According to statements from the ETA, the renewal of Law No. 79 of 2016, which governs tax dispute resolution, aligns with the directives of Minister of Finance Ahmed Kouchouk. This initiative is part of a broader tax reform agenda aimed at building upon the successes of previous tax facilitation measures. The objective is to cultivate a more attractive investment environment by offering rapid and effective mechanisms for dispute settlement, thereby enhancing trust and partnership between the tax administration and the business community. This approach seeks to strike a balance between protecting public revenue and acknowledging the circumstances faced by taxpayers.
The ETA has reported that the law, since its inception, has yielded substantial positive outcomes. It has facilitated the resolution of a considerable volume of tax disputes, thereby alleviating pressure on the courts and appeals committees. Furthermore, it has accelerated tax collection, contributing to an improved investment climate and greater legislative and tax stability. The renewed legislation ensures that the established committees will continue to process outstanding and new requests submitted up to the December 31, 2026 deadline. This continuity is designed to prevent the accumulation of disputes and offer taxpayers a genuine opportunity for amicable and straightforward settlement, promoting prompt justice and bolstering voluntary tax compliance.
Ms.

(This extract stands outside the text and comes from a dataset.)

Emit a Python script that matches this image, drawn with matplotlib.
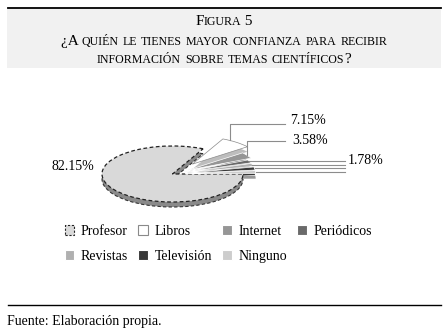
import numpy as np
import matplotlib.pyplot as plt
from matplotlib.patches import Rectangle

plt.rcParams['font.family'] = ['Liberation Serif', 'DejaVu Serif']

# ---------------------------------------------------------------------------
# Data
# ---------------------------------------------------------------------------
labels = ['Profesor', 'Libros', 'Internet', 'Periódicos', 'Revistas', 'Televisión', 'Ninguno']
values = [82.15, 7.15, 3.58, 1.78, 1.78, 1.78, 1.78]
colors = ['#d9d9d9', '#ffffff', '#969696', '#6a6a6a', '#b0b0b0', '#383838', '#cdcdcd']
shade = ['#8a8a8a', '#bdbdbd', '#6e6e6e', '#4a4a4a', '#8a8a8a', '#2a2a2a', '#9a9a9a']
explode = [0.0, 0.45, 0.25, 0.18, 0.18, 0.18, 0.18]

title_lines = ['Figura 5',
               '¿A quién le tienes mayor confianza para recibir',
               'información sobre temas científicos?']
source = 'Fuente: Elaboración propia.'

W, H = 447, 332
fig = plt.figure(figsize=(W / 100, H / 100), dpi=100)
fig.patch.set_facecolor('white')

# pie centre and ellipse radii (pixels)
CX, CY, RX, RY = 172.5, 174, 70.5, 28
DEPTH = 5 / RY

ax = fig.add_axes([0, 0, 1, 1])


def dx(px):
    return (px - CX) / RX


def dy(py):
    return (CY - py) / RY


# depth (side) of the tilted pie
side, _ = ax.pie(values, colors=shade, explode=explode, startangle=0, counterclock=False,
                 center=(0, -DEPTH), wedgeprops=dict(linewidth=0))
side[0].set_edgecolor('#333333')
side[0].set_linestyle((0, (3, 2)))
side[0].set_linewidth(0.8)

wedges, _ = ax.pie(values, colors=colors, explode=explode, startangle=0, counterclock=False,
                   wedgeprops=dict(linewidth=0.5, edgecolor='white'))
wedges[0].set_edgecolor('#222222')
wedges[0].set_linestyle((0, (3, 2)))
wedges[0].set_linewidth(0.9)
wedges[1].set_edgecolor('#8a8a8a')

ax.set_aspect('auto')
ax.set_xlim(dx(0), dx(W))
ax.set_ylim(dy(H), dy(0))
ax.axis('off')


def outer_point(w, frac):
    t = np.deg2rad(w.theta1 + frac * (w.theta2 - w.theta1))
    cx, cy = w.center
    return cx + w.r * np.cos(t), cy + w.r * np.sin(t)


line_kw = dict(color='#8c8c8c', lw=0.8, clip_on=False)

# 82.15% label
ax.text(dx(94), dy(167), f'{values[0]:.2f}%', ha='right', va='center', fontsize=10)

# Libros: up then right
x0, y0 = outer_point(wedges[1], 0.75)
ax.plot([x0, x0, dx(285)], [y0, dy(124), dy(124)], **line_kw)
ax.text(dx(290), dy(120), f'{values[1]:.2f}%', ha='left', va='center', fontsize=10)

# Internet: up then right
x0, y0 = outer_point(wedges[2], 0.5)
ax.plot([x0, x0, dx(285)], [y0, dy(141), dy(141)], **line_kw)
ax.text(dx(292), dy(141), f'{values[2]:.2f}%', ha='left', va='center', fontsize=10)

# small slices: horizontal leaders to a shared label
for w in wedges[3:]:
    x0, y0 = outer_point(w, 0.5)
    ax.plot([x0, dx(345)], [y0, y0], **line_kw)
ax.text(dx(348), dy(161), f'{values[3]:.2f}%', ha='left', va='center', fontsize=10)

# ---------------------------------------------------------------------------
# Legend (two rows, four columns)
# ---------------------------------------------------------------------------
order = [0, 4, 1, 5, 2, 6, 3]
leg = fig.legend([wedges[i] for i in order], [labels[i] for i in order],
                 ncol=4, loc='upper left', bbox_to_anchor=(55 / W, 1 - 215 / H),
                 frameon=False, fontsize=10, handlelength=0.7, handleheight=0.7,
                 handletextpad=0.45, columnspacing=0.75, labelspacing=0.85,
                 borderpad=0.2)
for h in leg.legend_handles:
    h.set_linewidth(0.8)
leg.legend_handles[0].set_linestyle((0, (2, 1.5)))

# ---------------------------------------------------------------------------
# Title box with small caps
# ---------------------------------------------------------------------------
fig.patches.append(Rectangle((7 / W, 1 - 68 / H), 434 / W, 60 / H, transform=fig.transFigure,
                             facecolor='#f1f1f1', edgecolor='none', zorder=0))
fig.add_artist(plt.Line2D([8 / W, 441 / W], [1 - 8 / H, 1 - 8 / H], color='black', lw=1.3))

renderer = fig.canvas.get_renderer()


def small_caps(text, y_px, big=11, small=8.6):
    parts = []
    for ch in text:
        size = small if ch.islower() else big
        if parts and parts[-1][1] == size:
            parts[-1][0] += ch.upper()
        else:
            parts.append([ch.upper(), size])
    arts = [fig.text(0, 1 - y_px / H, s, fontsize=sz, va='baseline', ha='left') for s, sz in parts]
    widths = [a.get_window_extent(renderer).width for a in arts]
    x = (224 - sum(widths) / 2) / W
    for a, wd in zip(arts, widths):
        a.set_x(x)
        x += wd / W


small_caps(title_lines[0], 25)
small_caps(title_lines[1], 45)
small_caps(title_lines[2], 63)

# ---------------------------------------------------------------------------
# Footer
# ---------------------------------------------------------------------------
fig.add_artist(plt.Line2D([8 / W, 441 / W], [1 - 305 / H, 1 - 305 / H], color='black', lw=1.0))
fig.text(7 / W, 1 - 322 / H, source, fontsize=10, va='center', ha='left')

fig.savefig('out.png', dpi=100)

Abdel Aal emphasised that the ETA remains committed to implementing the Ministry of Finance’s vision for a more efficient and adaptable tax system. This system is founded on principles of transparency, partnership, and trust, all of which are critical for stimulating economic activity, encouraging investment, and achieving the state’s overarching economic development objectives. The extension of the Tax Dispute Resolution Law is therefore a key component in this strategy, offering a predictable and supportive framework for businesses navigating their tax obligations in Egypt.